Tahir Hemphill is a creative technologist whose practice investigates the role systems play in the generation of form, and the role collaborative knowledge production plays in the enrichment of communities. Tahir uses computational analysis to draw out what is usually unseeable in the semantic structures within large bodies of archival text. Coming of age in the 1980s, Tahir divided his time between practicing different elements of hip hop culture and exploring cyberspace with a dial up modem.

Today, Tahir considers Community-focused Open Source to be the theoretical framework that supports these two early educational influences, and it fuels the tension between his reverence for traditional models of scientific inquiry and the critical reflection he applies to creative technology projects. As a result, Tahir’s work straddles art, technology, and archival research. The frameworks that support these influences are synthesized into his current creative pursuits at the Rap Research Lab, a community-based creative technology studio that uses a hip hop framework to develop new ways for people to engage with data and culture. The Rap Research Lab catalyzes critical discourse through the production of VR, AI, and community data projects. To do this, Tahir leads cross-functional teams of artists, radical educators, narrative designers, software developers, and researchers who explore rap music as a text to pressure notions of identity, race, gender, class, place, and justice in our modern era. Rap Research Lab builds on hip hop’s legacy as a transformative and innovative genre that revolutionized global cultural practices by pioneering new, 21st century digital forms by harnessing big data, artificial intelligence, robotics, natural language processing, and social networks to create opportunities for cultural research, creative competition, individual expression, and collaborative problem solving. With wide use, Rap Research Lab platforms reconstruct how the public understands, visualizes, and engages data networks, and ignites interest in STEM careers.

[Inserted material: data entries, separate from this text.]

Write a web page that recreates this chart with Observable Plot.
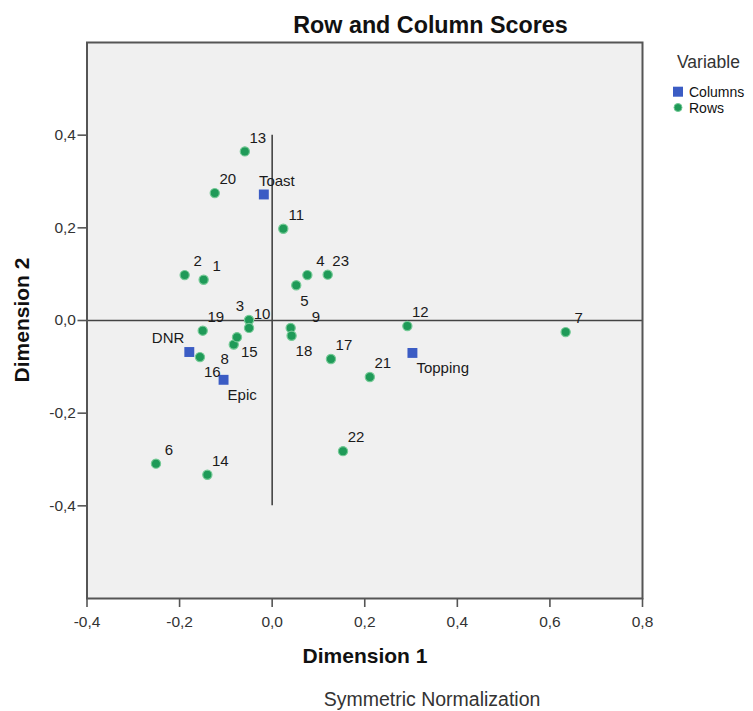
<!DOCTYPE html>
<html><head><meta charset="utf-8">
<script src="https://cdn.jsdelivr.net/npm/d3@7"></script>
<script src="https://cdn.jsdelivr.net/npm/@observablehq/plot@0.6"></script>
<style>body{margin:0;background:#fff;} svg{display:block;}</style>
</head><body><div id="chart"></div>
<script>
// ---- data ----
const rowLabels = ["1","2","3","4","5","6","7","8","9","10","11","12","13","14","15","16","17","18","19","20","21","22","23"];
const rowDim1 = [-0.148,-0.189,-0.050,0.076,0.052,-0.251,0.634,-0.083,0.040,-0.050,0.024,0.292,-0.059,-0.140,-0.076,-0.156,0.127,0.042,-0.150,-0.124,0.211,0.153,0.120];
const rowDim2 = [0.088,0.098,0.001,0.098,0.076,-0.309,-0.025,-0.052,-0.016,-0.016,0.198,-0.012,0.365,-0.333,-0.036,-0.079,-0.083,-0.033,-0.022,0.275,-0.122,-0.282,0.099];
const rowLabelPlace = ["ne","ne","nw","ne","se","ne","ne","sw","e","ne","ne","ne","ne","ne","se","se","ne","se","ne","ne","ne","ne","ne"];

const colLabels = ["Toast","DNR","Epic","Topping"];
const colDim1 = [-0.018,-0.179,-0.105,0.303];
const colDim2 = [0.272,-0.068,-0.128,-0.070];
const colLabelPlace = ["ne","nw","se","se"];

const xTicks = [-0.4,-0.2,0.0,0.2,0.4,0.6,0.8];
const yTicks = [-0.4,-0.2,0.0,0.2,0.4];
const xDomain = [-0.4,0.8];
const yDomain = [-0.6,0.6];
const refVertical = [{x:0, y1:-0.4, y2:0.4}];
const refHorizontal = [{y:0, x1:-0.4, x2:0.8}];
const legendTitle = "Variable";
const legendItems = ["Columns","Rows"];

// ---- styles ----
const FONT = "'Liberation Sans', Arial, Helvetica, sans-serif";
const BLUE = "#3b5cc4";
const GREEN = "#1f9a58";
const GREEN_EDGE = "#74c995";
const FRAME = "#555555";
const place = {
  ne: {textAnchor:"middle", dx:13, dy:-13.5},
  se: {textAnchor:"start", dx:4, dy:15.5},
  nw: {textAnchor:"end", dx:-5, dy:-13.5},
  sw: {textAnchor:"end", dx:-5, dy:14.5},
  e:  {textAnchor:"start", dx:21, dy:-11}
};

const rows = rowLabels.map((l,i)=>({label:l, d1:rowDim1[i], d2:rowDim2[i], place:rowLabelPlace[i]}));
const cols = colLabels.map((l,i)=>({label:l, d1:colDim1[i], d2:colDim2[i], place:colLabelPlace[i]}));
const allPts = cols.concat(rows);
const fmt = d => d.toFixed(1).replace(".", ",");

const labelMarks = Object.entries(place).map(([k,p]) =>
  Plot.text(allPts.filter(d=>d.place===k), {x:"d1", y:"d2", text:"label",
    textAnchor:p.textAnchor, dx:p.dx, dy:p.dy, lineAnchor:"middle",
    fontSize:15, fill:"#1a1a1a", fontFamily:FONT}));

const W = 753, H = 711;
const chart = Plot.plot({
  width: W, height: H,
  marginLeft: 86.5, marginRight: 111, marginTop: 42, marginBottom: 113,
  style: {fontFamily: FONT, fontSize: "15.5px", background: "#fff", color:"#333"},
  x: {domain: xDomain, label: null},
  y: {domain: yDomain, label: null},
  marks: [
    Plot.frame({fill:"#f0f0f0", stroke:"none"}),
    Plot.axisX({ticks: xTicks, tickFormat: fmt, tickSize: 9, tickPadding: 8, stroke: FRAME, strokeWidth: 1.6, fill:"#333", label:null}),
    Plot.axisY({ticks: yTicks, tickFormat: fmt, tickSize: 9, tickPadding: 2, stroke: FRAME, strokeWidth: 1.6, fill:"#333", label:null}),
    Plot.ruleX(refVertical, {x:"x", y1:"y1", y2:"y2", stroke:"#444", strokeWidth:1.6}),
    Plot.ruleY(refHorizontal, {y:"y", x1:"x1", x2:"x2", stroke:"#444", strokeWidth:1.6}),
    Plot.dot(cols, {x:"d1", y:"d2", symbol:"square", r:5.6, fill:BLUE, stroke:"none"}),
    Plot.dot(rows, {x:"d1", y:"d2", r:4.6, fill:GREEN, stroke:GREEN_EDGE, strokeWidth:1.2}),
    ...labelMarks,
    Plot.frame({stroke: FRAME, strokeWidth: 2})
  ]
});
document.getElementById("chart").appendChild(chart);

// ---- titles, legend, caption ----
const svg = d3.select(chart);
const addText = (txt, x, y, size, weight, anchor) =>
  svg.append("text").attr("x", x).attr("y", y).attr("text-anchor", anchor || "middle")
    .attr("font-family", FONT).attr("font-size", size).attr("font-weight", weight || "normal")
    .attr("fill", "#111").text(txt);

addText("Row and Column Scores", 430.5, 33, 23.3, "bold");
addText("Dimension 1", 365, 663, 21, "bold");
svg.append("text").attr("transform", "translate(22,320) rotate(-90)").attr("dy", "0.35em")
  .attr("text-anchor", "middle").attr("font-family", FONT).attr("font-size", 21)
  .attr("font-weight", "bold").attr("fill", "#111").text("Dimension 2");
addText("Symmetric Normalization", 432, 706, 19.5, "normal").attr("fill", "#333");

addText(legendTitle, 677, 68, 17.5, "normal", "start").attr("fill", "#333");
svg.append("rect").attr("x", 673).attr("y", 86.7).attr("width", 10).attr("height", 10).attr("fill", BLUE);
addText(legendItems[0], 689, 96.8, 14, "normal", "start");
svg.append("circle").attr("cx", 678).attr("cy", 107.5).attr("r", 4).attr("fill", GREEN).attr("stroke", GREEN_EDGE).attr("stroke-width", 1);
addText(legendItems[1], 689, 112.6, 14, "normal", "start");
</script></body></html>
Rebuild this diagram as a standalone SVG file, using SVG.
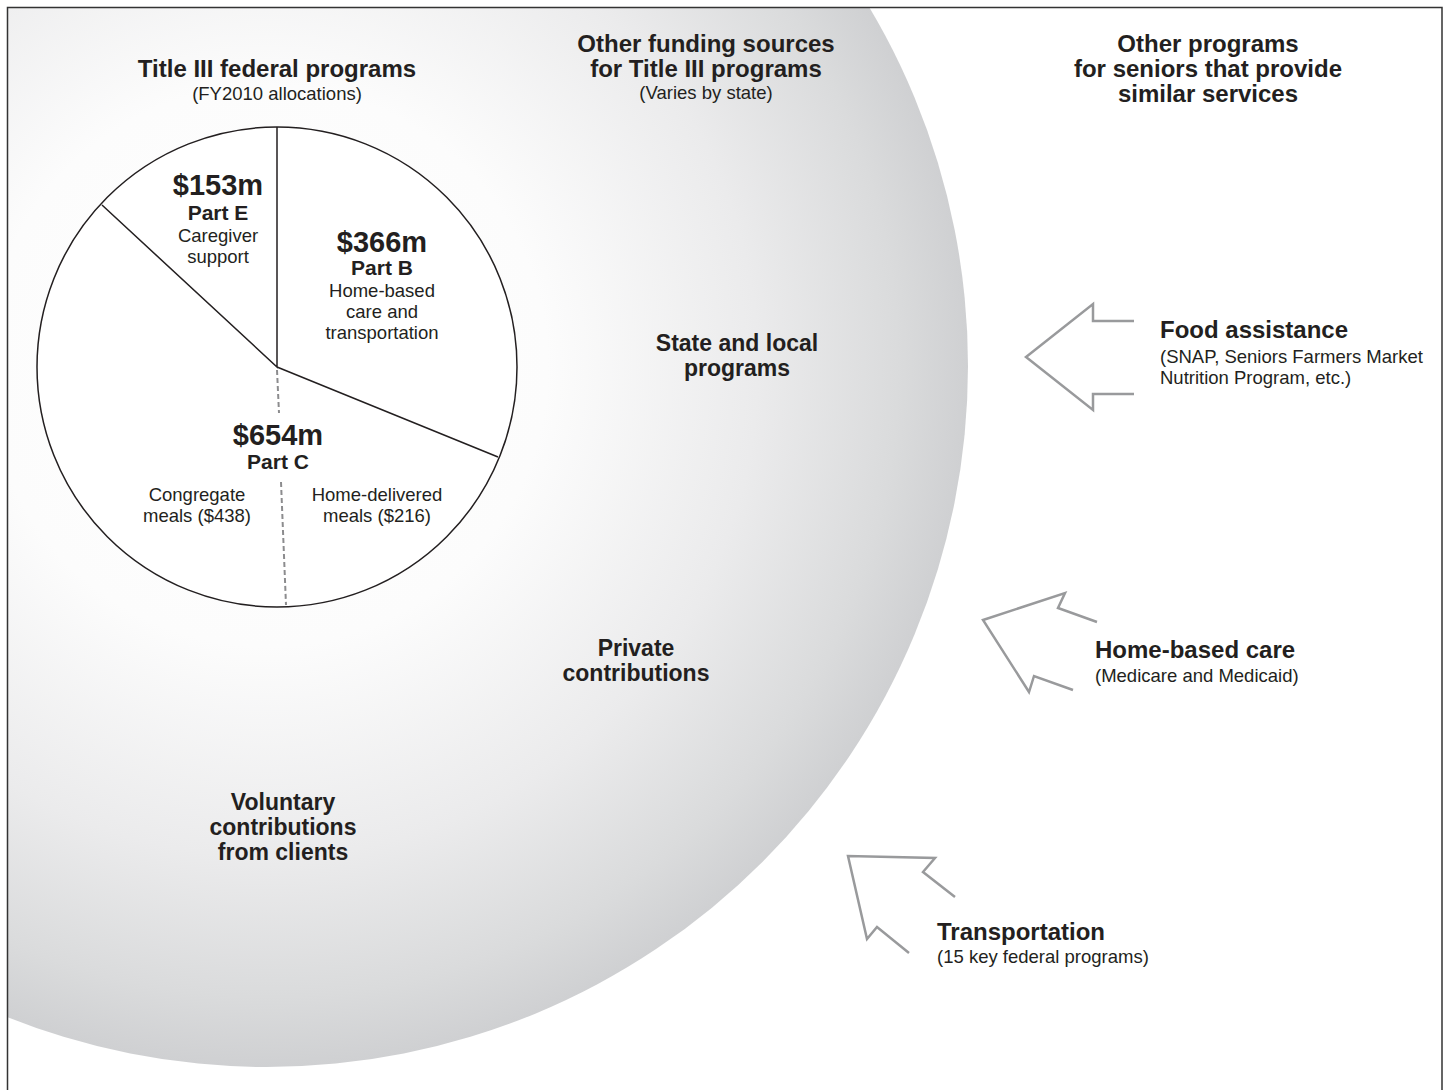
<svg xmlns="http://www.w3.org/2000/svg" width="1449" height="1090" viewBox="0 0 1449 1090">
<style>
text{font-family:"Liberation Sans",Arial,Helvetica,sans-serif;fill:#231f20}
.h{font-size:24px;font-weight:bold}
.lab{font-size:23px;font-weight:bold}
.sub{font-size:18.5px}
.amt{font-size:29px;font-weight:bold}
.part{font-size:21px;font-weight:bold}
.desc{font-size:18.5px}
.mid{text-anchor:middle}
.arrow{fill:none;stroke:#999a9c;stroke-width:2.5;stroke-linejoin:miter}
.pieline{stroke:#231f20;stroke-width:1.5;fill:none}
.dash{stroke:#8c8c8e;stroke-width:2;stroke-dasharray:5 3;fill:none}
</style>
<defs>
<radialGradient id="bg" gradientUnits="userSpaceOnUse" cx="267" cy="366" r="701">
<stop offset="0" stop-color="#ffffff"/>
<stop offset="0.4" stop-color="#fcfcfc"/>
<stop offset="0.7" stop-color="#ebebec"/>
<stop offset="0.9" stop-color="#dadbdc"/>
<stop offset="1" stop-color="#cfd0d2"/>
</radialGradient>
<clipPath id="frameclip"><rect x="7" y="7" width="1435" height="1090"/></clipPath>
</defs>
<rect x="0" y="0" width="1449" height="1090" fill="#ffffff"/>
<g id="funding-circle" clip-path="url(#frameclip)">
<circle cx="267" cy="366" r="701" fill="url(#bg)"/>
</g>
<path id="frame" d="M7.5,1095 L7.5,7.5 L1442,7.5 L1442,1095" fill="none" stroke="#333" stroke-width="1.5"/>

<g id="title-heading">
<text class="h mid" x="277" y="77">Title III federal programs</text>
<text class="sub mid" x="277" y="100">(FY2010 allocations)</text>
</g>
<g id="other-funding-heading">
<text class="h mid" x="706" y="52">Other funding sources</text>
<text class="h mid" x="706" y="77">for Title III programs</text>
<text class="sub mid" x="706" y="99">(Varies by state)</text>
</g>
<g id="other-programs-heading">
<text class="h mid" x="1208" y="52">Other programs</text>
<text class="h mid" x="1208" y="77">for seniors that provide</text>
<text class="h mid" x="1208" y="102">similar services</text>
</g>

<g id="pie">
<circle cx="277" cy="367" r="240" fill="#ffffff" stroke="#231f20" stroke-width="1.5"/>
<path class="pieline" d="M277,127 L277,367 L102,205 M277,367 L498,457"/>
<path class="dash" d="M277,370 L279,413 M281,482 L286,605"/>
</g>
<g id="part-e">
<text class="amt mid" x="218" y="195">$153m</text>
<text class="part mid" x="218" y="220">Part E</text>
<text class="desc mid" x="218" y="242">Caregiver</text>
<text class="desc mid" x="218" y="263">support</text>
</g>
<g id="part-b">
<text class="amt mid" x="382" y="252">$366m</text>
<text class="part mid" x="382" y="275">Part B</text>
<text class="desc mid" x="382" y="297">Home-based</text>
<text class="desc mid" x="382" y="318">care and</text>
<text class="desc mid" x="382" y="339">transportation</text>
</g>
<g id="part-c">
<text class="amt mid" x="278" y="445">$654m</text>
<text class="part mid" x="278" y="469">Part C</text>
<text class="desc mid" x="197" y="501">Congregate</text>
<text class="desc mid" x="197" y="522">meals ($438)</text>
<text class="desc mid" x="377" y="501">Home-delivered</text>
<text class="desc mid" x="377" y="522">meals ($216)</text>
</g>

<g id="state-local">
<text class="lab mid" x="737" y="351">State and local</text>
<text class="lab mid" x="737" y="376">programs</text>
</g>
<g id="private">
<text class="lab mid" x="636" y="656">Private</text>
<text class="lab mid" x="636" y="681">contributions</text>
</g>
<g id="voluntary">
<text class="lab mid" x="283" y="810">Voluntary</text>
<text class="lab mid" x="283" y="835">contributions</text>
<text class="lab mid" x="283" y="860">from clients</text>
</g>

<g id="connectors">
<path class="arrow" d="M1134,321 L1093,321 L1093,304 L1026,357 L1093,410 L1093,394 L1134,394"/>
<path class="arrow" d="M1097,622 L1058,608 L1065,593 L983,620 L1029,692 L1034,676 L1073,690"/>
<path class="arrow" d="M955,897 L923,872 L935,858 L848,856 L867,939 L877,927 L909,953"/>
</g>

<g id="food-assistance">
<text class="h" x="1160" y="338">Food assistance</text>
<text class="sub" x="1160" y="363">(SNAP, Seniors Farmers Market</text>
<text class="sub" x="1160" y="384">Nutrition Program, etc.)</text>
</g>
<g id="home-based-care">
<text class="h" x="1095" y="658">Home-based care</text>
<text class="sub" x="1095" y="682">(Medicare and Medicaid)</text>
</g>
<g id="transportation">
<text class="h" x="937" y="940">Transportation</text>
<text class="sub" x="937" y="963">(15 key federal programs)</text>
</g>
</svg>
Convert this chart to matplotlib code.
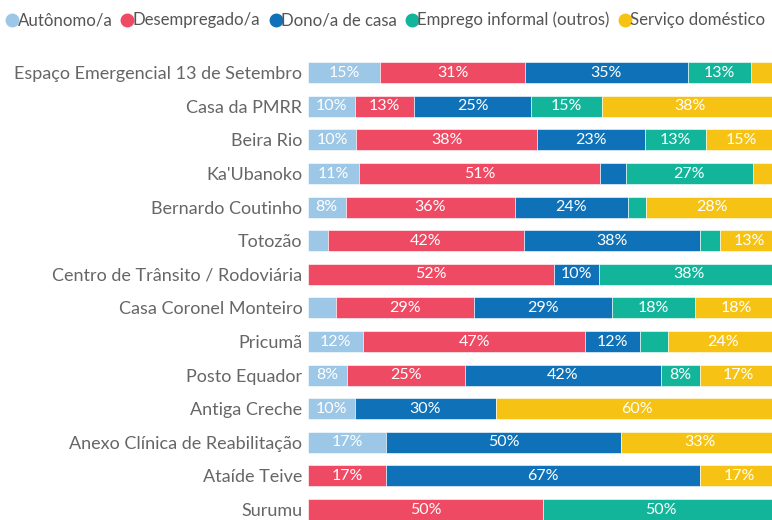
import matplotlib
matplotlib.use('Agg')
import matplotlib.pyplot as plt
from matplotlib.lines import Line2D
import numpy as np

plt.rcParams['font.family'] = ['Lato', 'DejaVu Sans']

# ── Data (percent of people per location) ─────────────────

locations = [
    "Espaço Emergencial 13 de Setembro",
    "Casa da PMRR",
    "Beira Rio",
    "Ka'Ubanoko",
    "Bernardo Coutinho",
    "Totozão",
    "Centro de Trânsito / Rodoviária",
    "Casa Coronel Monteiro",
    "Pricumã",
    "Posto Equador",
    "Antiga Creche",
    "Anexo Clínica de Reabilitação",
    "Ataíde Teive",
    "Surumu",
]

series_names = ["Autônomo/a", "Desempregado/a", "Dono/a de casa",
                "Emprego informal (outros)", "Serviço doméstico"]
colors = ["#9dc7e6", "#ef4a64", "#0f72b8", "#12b59a", "#f6c314"]

autonomo     = [15.4, 10.0, 10.3, 10.8,  8.0,  4.2,  0.0,  5.9, 11.8,  8.3, 10.0, 16.7,  0.0,  0.0]
desempregado = [30.8, 12.5, 38.4, 51.4, 36.0, 41.7, 52.4, 29.4, 47.1, 25.0,  0.0,  0.0, 16.7, 50.0]
dono_casa    = [34.6, 25.0, 23.1,  5.4, 24.0, 37.5,  9.5, 29.4, 11.8, 41.7, 30.0, 50.0, 66.7,  0.0]
informal     = [13.4, 15.0, 12.8, 27.0,  4.0,  4.2, 38.1, 17.6,  5.9,  8.3,  0.0,  0.0,  0.0, 50.0]
domestico    = [ 5.8, 37.5, 15.4,  5.4, 28.0, 12.5,  0.0, 17.6, 23.5, 16.7, 60.0, 33.3, 16.7,  0.0]

series = [autonomo, desempregado, dono_casa, informal, domestico]

# ── Figure ──────────────────────────────────────────────

W, H = 772, 520
fig = plt.figure(figsize=(W / 100, H / 100), dpi=100)

row_top = 72.7        # px, centre of first row
row_step = 33.6       # px between rows
n = len(locations)
ax_top = row_top - row_step / 2
ax_bot = row_top + row_step * (n - 1) + row_step / 2
x_left, x_width = 308, 470
ax = fig.add_axes([x_left / W, (H - ax_bot) / H, x_width / W, (ax_bot - ax_top) / H])

y = np.arange(n)
left = np.zeros(n)
for vals, color in zip(series, colors):
    vals = np.array(vals)
    ax.barh(y, vals, left=left, height=0.63, color=color,
            edgecolor='white', linewidth=0.4)
    for yi, (v, l) in enumerate(zip(vals, left)):
        if v >= 7:
            ax.text(l + v / 2, yi, f"{int(v + 0.5)}%", ha='center', va='center',
                    color='white', fontsize=11.5)
    left += vals

ax.set_xlim(0, 100)
ax.set_ylim(n - 0.5, -0.5)
ax.set_yticks(y)
ax.set_yticklabels(locations, fontsize=13, color='#666666')
ax.tick_params(axis='y', length=0, pad=4)
ax.set_xticks([])
for s in ax.spines.values():
    s.set_visible(False)

# ── Legend (circle + label, laid out left to right) ──────

fig.canvas.draw()
renderer = fig.canvas.get_renderer()
x = 7.0
leg_y = 1 - 20 / H
for name, color in zip(series_names, colors):
    fig.add_artist(Line2D([(x + 5) / W], [leg_y], marker='o', markersize=9,
                          color=color, linestyle='none',
                          transform=fig.transFigure))
    t = fig.text((x + 10.5) / W, leg_y, name, ha='left', va='center',
                 fontsize=12.1, color='#555555')
    bb = t.get_window_extent(renderer)
    x = bb.x1 + 10

fig.savefig("out.png", dpi=100)
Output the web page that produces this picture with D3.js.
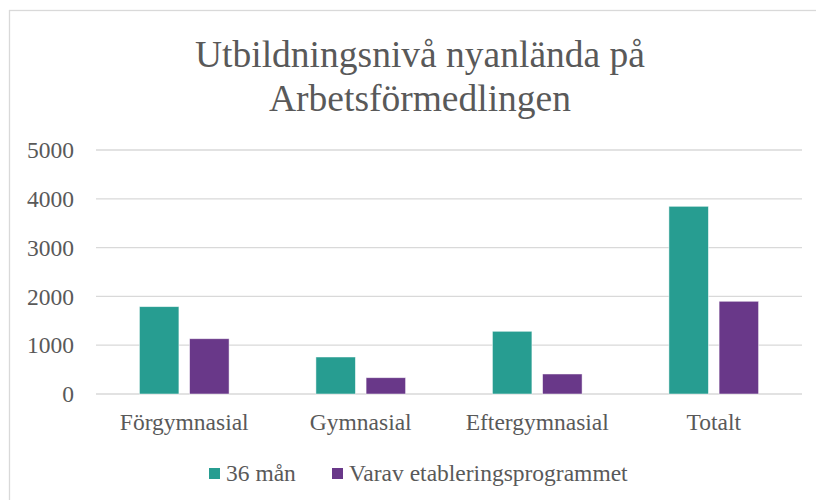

Tahir is the 4th Chair in Education at the Library of Congress, inaugural UMBC Faculty Diversity in the Arts Fellow, 2019 Verizon 5G EdTech Challenge winner, 2019 Saul Zaentz Innovation Fund in Film and Media Studies Fellow, 2018 LACMA Art + Technology Lab Grantee, 2017 Autodesk Pier 9 Artist-in-Residence, 2016 Rockefeller Foundation Bellagio Center Behavioral Science Resident, 2016 Spotify Media Artist-in-Residence, 2015 National Endowment of the Arts Art Works Grantee, 2012 Fellow at the W.E.B. Du Bois Institute for African and African American Research at Harvard University, 2012 Creative Capital Awardee, and 2010–2012 Eyebeam Artist-in-Residence. Tahir’s work is featured in the Talk to Me exhibit at MoMA which explores design and the communication between people and objects.